8.0 Try it: The Revocation Chaining Simulator
The Revocation Chaining Simulator turns everything above into something you can operate. It builds real, signed tokens in the browser, so the WIA, KA, and PID you click into genuinely decode and verify.
- Single mode traces one citizen through the six-stage chain, showing the result of each step and its exact specification citation.
- Population mode applies the same cause to a fleet of citizens over the three Token Status Lists, so you can see a WSCD type breach revoke a whole cohort while a single loss revokes just one, and watch the Issuer's behaviour summarised as "revoked N of M".
Suggested experiments:
- Revoke with lost or stolen device and follow the red result down the chain.
- Switch to Keystore breach, risk analysis keeps the PID usable and confirm the PID survives.
- In Population mode, flip between type-shared and per-KA KA indices and revoke a WSCD type to feel the difference in blast radius.
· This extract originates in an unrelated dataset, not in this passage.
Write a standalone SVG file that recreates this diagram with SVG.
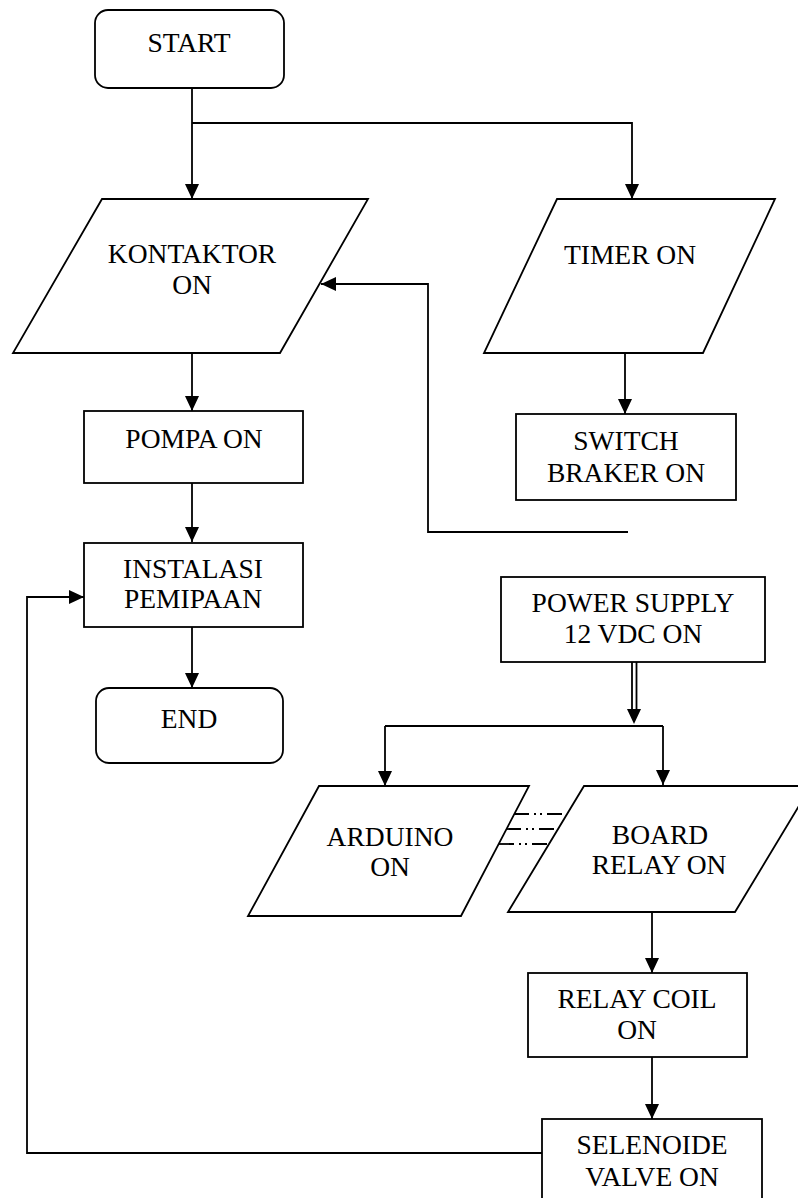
<svg xmlns="http://www.w3.org/2000/svg" width="798" height="1198" viewBox="0 0 798 1198">
<defs>
<style>
.shape{fill:#fff;stroke:#000;stroke-width:1.8}
.con{fill:none;stroke:#000;stroke-width:1.8}
.arr{marker-end:url(#ah)}
.dash{fill:none;stroke:#000;stroke-width:1.8;stroke-dasharray:15 5 2 4 2 5}
text{font-family:"Liberation Serif","Times New Roman",serif;font-size:27.5px;fill:#000;text-anchor:middle}
</style>
<marker id="ah" markerUnits="userSpaceOnUse" markerWidth="15" markerHeight="14" refX="15" refY="7" orient="auto" viewBox="0 0 15 14">
<path d="M0,0 L15,7 L0,14 z" fill="#000"/>
</marker>
</defs>
<rect width="798" height="1198" fill="#fff"/>

<g id="connectors">
<path class="con arr" d="M192,88 V199"/>
<path class="con arr" d="M192,123 H632 V199"/>
<path class="con arr" d="M192,353 V411"/>
<path class="con arr" d="M192,483 V542"/>
<path class="con arr" d="M192,627 V688"/>
<path class="con arr" d="M625,353 V414"/>
<path class="con arr" d="M628,532 H428 V284 H321"/>
<path class="con" d="M632,662 V712 M636.5,662 V712"/>
<path d="M627,709 L641,709 L634,724 z" fill="#000"/>
<path class="con" d="M385,726 H663"/>
<path class="con arr" d="M385,726 V786"/>
<path class="con arr" d="M663,726 V785"/>
<path class="dash" d="M514,814 H567"/>
<path class="dash" d="M506,829 H558"/>
<path class="dash" d="M499,844 H549"/>
<path class="con arr" d="M652,912 V973"/>
<path class="con arr" d="M652,1057 V1119"/>
<path class="con arr" d="M542,1153 H27 V597 H84"/>
</g>

<g id="start">
<rect class="shape" x="95" y="10" width="189" height="78" rx="13"/>
<text x="189" y="52">START</text>
</g>

<g id="kontaktor">
<polygon class="shape" points="102,199 368,199 280,353 13,353"/>
<text x="192" y="263">KONTAKTOR</text>
<text x="192" y="294">ON</text>
</g>

<g id="timer">
<polygon class="shape" points="557,199 775,199 703,353 484,353"/>
<text x="630" y="264">TIMER ON</text>
</g>

<g id="switch">
<rect class="shape" x="516" y="414" width="220" height="86"/>
<text x="626" y="450">SWITCH</text>
<text x="626" y="482">BRAKER ON</text>
</g>

<g id="pompa">
<rect class="shape" x="84" y="411" width="219" height="72"/>
<text x="194" y="448">POMPA ON</text>
</g>

<g id="instalasi">
<rect class="shape" x="84" y="543" width="219" height="84"/>
<text x="193" y="578">INSTALASI</text>
<text x="193" y="608">PEMIPAAN</text>
</g>

<g id="end">
<rect class="shape" x="96" y="688" width="187" height="75" rx="13"/>
<text x="189" y="728">END</text>
</g>

<g id="powersupply">
<rect class="shape" x="501" y="577" width="264" height="85"/>
<text x="633" y="612">POWER SUPPLY</text>
<text x="633" y="643">12 VDC ON</text>
</g>

<g id="arduino">
<polygon class="shape" points="319,786 529,786 461,916 248,916"/>
<text x="390" y="846">ARDUINO</text>
<text x="390" y="876">ON</text>
</g>

<g id="boardrelay">
<polygon class="shape" points="584,786 811,786 735,912 508,912"/>
<text x="660" y="844">BOARD</text>
<text x="659" y="874">RELAY ON</text>
</g>

<g id="relaycoil">
<rect class="shape" x="528" y="973" width="219" height="84"/>
<text x="637" y="1008">RELAY COIL</text>
<text x="637" y="1039">ON</text>
</g>

<g id="selenoide">
<rect class="shape" x="542" y="1119" width="220" height="100"/>
<text x="652" y="1154">SELENOIDE</text>
<text x="652" y="1186">VALVE ON</text>
</g>
</svg>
- Click a PID to see its own
statusclaim, the index the PID Provider flips in Link A.
9.0 Conclusion
Revocation chaining is the mechanism that lets a decentralised ecosystem behave coherently when a wallet is lost. No single party revokes everything; instead, the Wallet Provider changes the Wallet Unit's status, an obligation (Link A) turns that into a PID revocation, and a single status check (Link B) delivers the result to the Relying Party. Token Status Lists and the maintenance-period commitment are what make the links reliable, and the granularity rules, including the risk-analysed keystore case, are what keep revocation proportionate. If you remember one sentence: revoking a Wallet Unit does not revoke a PID directly, it obliges the PID Provider to, and the Relying Party only ever needs to ask about the PID.
References
- European Digital Identity Wallet Architecture and Reference Framework (ARF) 2.9.0. See in particular Sections 4.6.4, 4.6.6, 6.5.3.4, 6.5.3.5, 6.5.4.2, and 6.6.2.4.
- Technical Specification 3: Wallet Unit Attestation (TS3), v1.5. See Sections 2.4.2, 2.4.3, 2.5.1, and 2.5.2.
- Commission Implementing Regulation (EU) 2024/2977, Article 5(4)(b): a PID Provider must revoke a PID when the Wallet Unit to which it was issued is revoked.
- IETF Token Status List (OAuth Status List), the status mechanism referenced by TS3 for WIAs, KAs, and issued credentials.
- OpenID for Verifiable Credential Issuance (OpenID4VCI) v1.0, the issuance protocol that TS3 profiles.
- Regulation (EU) 2024/1183 (eIDAS 2.0), the regulatory basis for the EUDI Wallet.